* _Records supplied_:

━━━━━━

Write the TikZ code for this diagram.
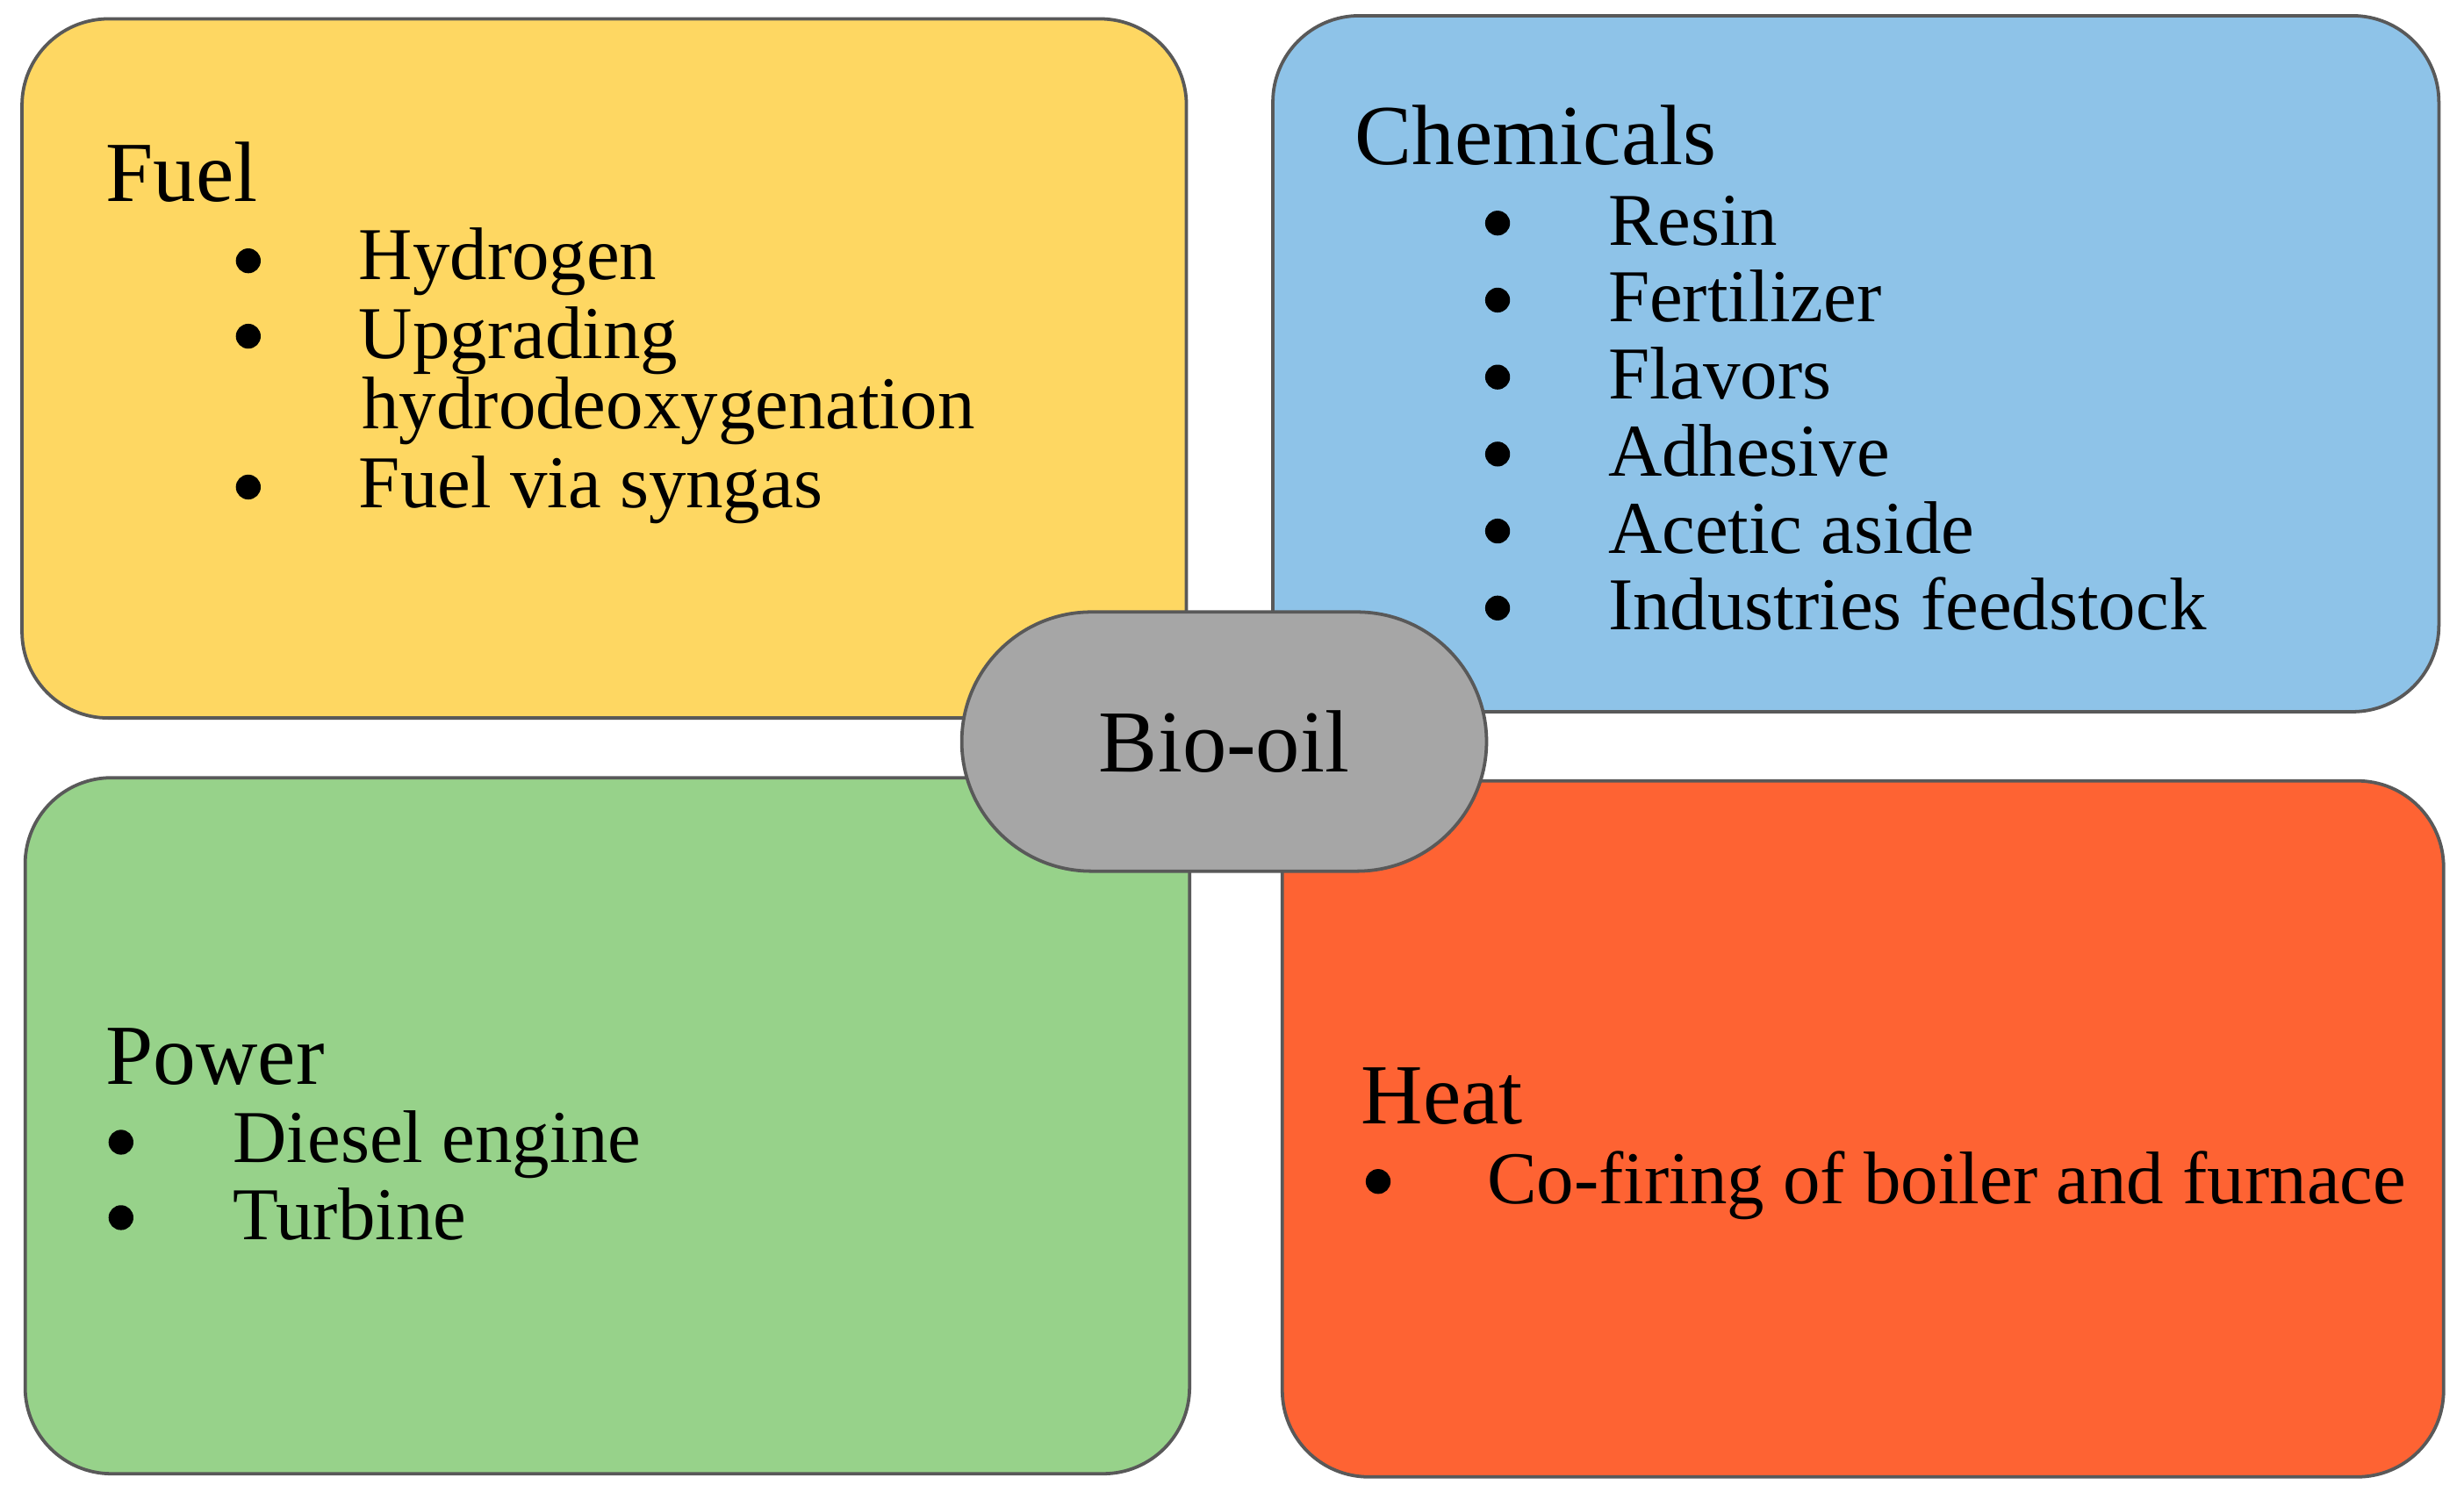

━━━━━━

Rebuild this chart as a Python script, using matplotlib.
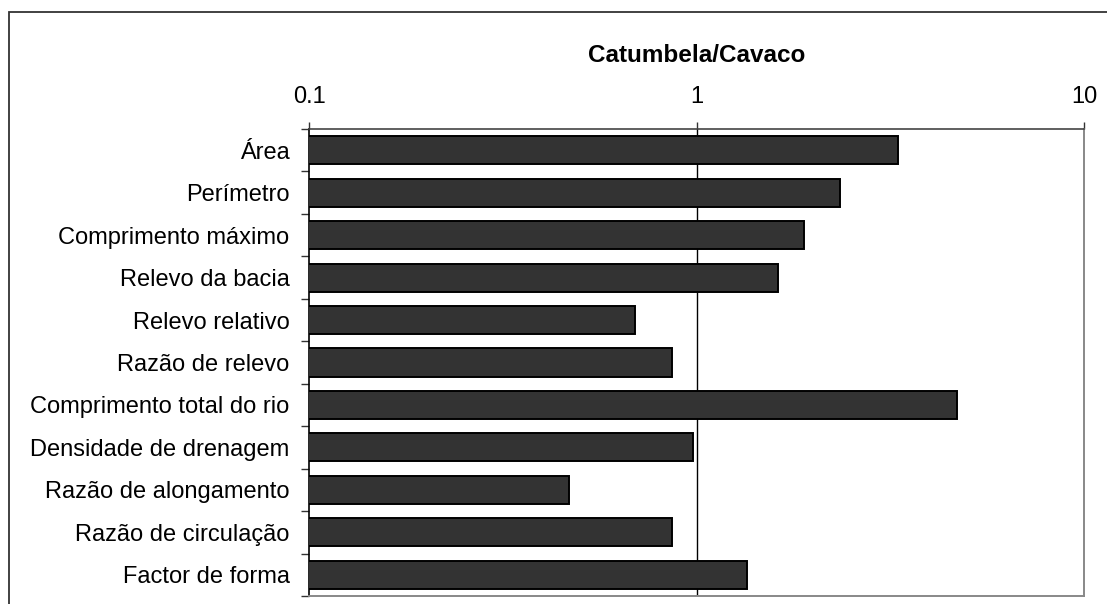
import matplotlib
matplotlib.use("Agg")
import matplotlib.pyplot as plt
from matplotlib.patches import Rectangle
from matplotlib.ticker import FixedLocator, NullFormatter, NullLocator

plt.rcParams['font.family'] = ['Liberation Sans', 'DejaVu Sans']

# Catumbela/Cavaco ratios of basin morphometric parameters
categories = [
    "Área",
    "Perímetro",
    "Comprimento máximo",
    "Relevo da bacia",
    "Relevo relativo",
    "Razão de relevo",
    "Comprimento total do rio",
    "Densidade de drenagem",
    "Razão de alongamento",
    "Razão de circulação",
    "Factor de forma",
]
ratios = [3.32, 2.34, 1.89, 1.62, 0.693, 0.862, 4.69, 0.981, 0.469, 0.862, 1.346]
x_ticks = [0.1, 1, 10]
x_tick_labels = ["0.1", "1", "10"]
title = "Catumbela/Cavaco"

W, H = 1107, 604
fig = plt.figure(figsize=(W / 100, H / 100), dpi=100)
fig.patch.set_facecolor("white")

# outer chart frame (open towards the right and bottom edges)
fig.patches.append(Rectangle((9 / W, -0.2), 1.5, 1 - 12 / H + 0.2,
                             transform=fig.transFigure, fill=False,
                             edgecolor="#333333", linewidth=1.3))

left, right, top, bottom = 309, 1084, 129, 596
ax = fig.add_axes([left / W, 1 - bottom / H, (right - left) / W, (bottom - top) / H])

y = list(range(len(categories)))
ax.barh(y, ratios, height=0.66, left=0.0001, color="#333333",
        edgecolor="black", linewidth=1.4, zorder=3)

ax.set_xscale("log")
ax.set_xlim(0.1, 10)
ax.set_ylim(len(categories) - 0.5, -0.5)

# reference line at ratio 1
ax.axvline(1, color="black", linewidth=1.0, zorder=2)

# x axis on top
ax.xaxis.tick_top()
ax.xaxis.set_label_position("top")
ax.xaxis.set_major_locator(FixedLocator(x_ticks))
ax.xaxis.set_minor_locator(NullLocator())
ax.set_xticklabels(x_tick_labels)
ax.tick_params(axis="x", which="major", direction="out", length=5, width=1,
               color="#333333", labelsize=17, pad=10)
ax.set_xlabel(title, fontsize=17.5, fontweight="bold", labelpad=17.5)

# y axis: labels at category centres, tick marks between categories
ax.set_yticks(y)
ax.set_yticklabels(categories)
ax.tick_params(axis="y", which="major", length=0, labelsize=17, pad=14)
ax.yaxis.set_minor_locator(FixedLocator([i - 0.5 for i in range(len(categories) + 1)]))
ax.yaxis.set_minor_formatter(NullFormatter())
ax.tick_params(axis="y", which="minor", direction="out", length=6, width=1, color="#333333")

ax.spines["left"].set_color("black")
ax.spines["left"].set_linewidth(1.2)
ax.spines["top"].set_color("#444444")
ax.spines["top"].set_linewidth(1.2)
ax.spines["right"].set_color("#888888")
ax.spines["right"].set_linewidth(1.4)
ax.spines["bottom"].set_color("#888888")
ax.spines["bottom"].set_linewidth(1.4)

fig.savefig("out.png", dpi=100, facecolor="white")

━━━━━━

* _Task brief_:
Each line with the string "this" in it needs to be found and copied.

* _Exercise result_:
Write the TikZ code for this diagram.
Rebuild this chart as a Python script, using matplotlib.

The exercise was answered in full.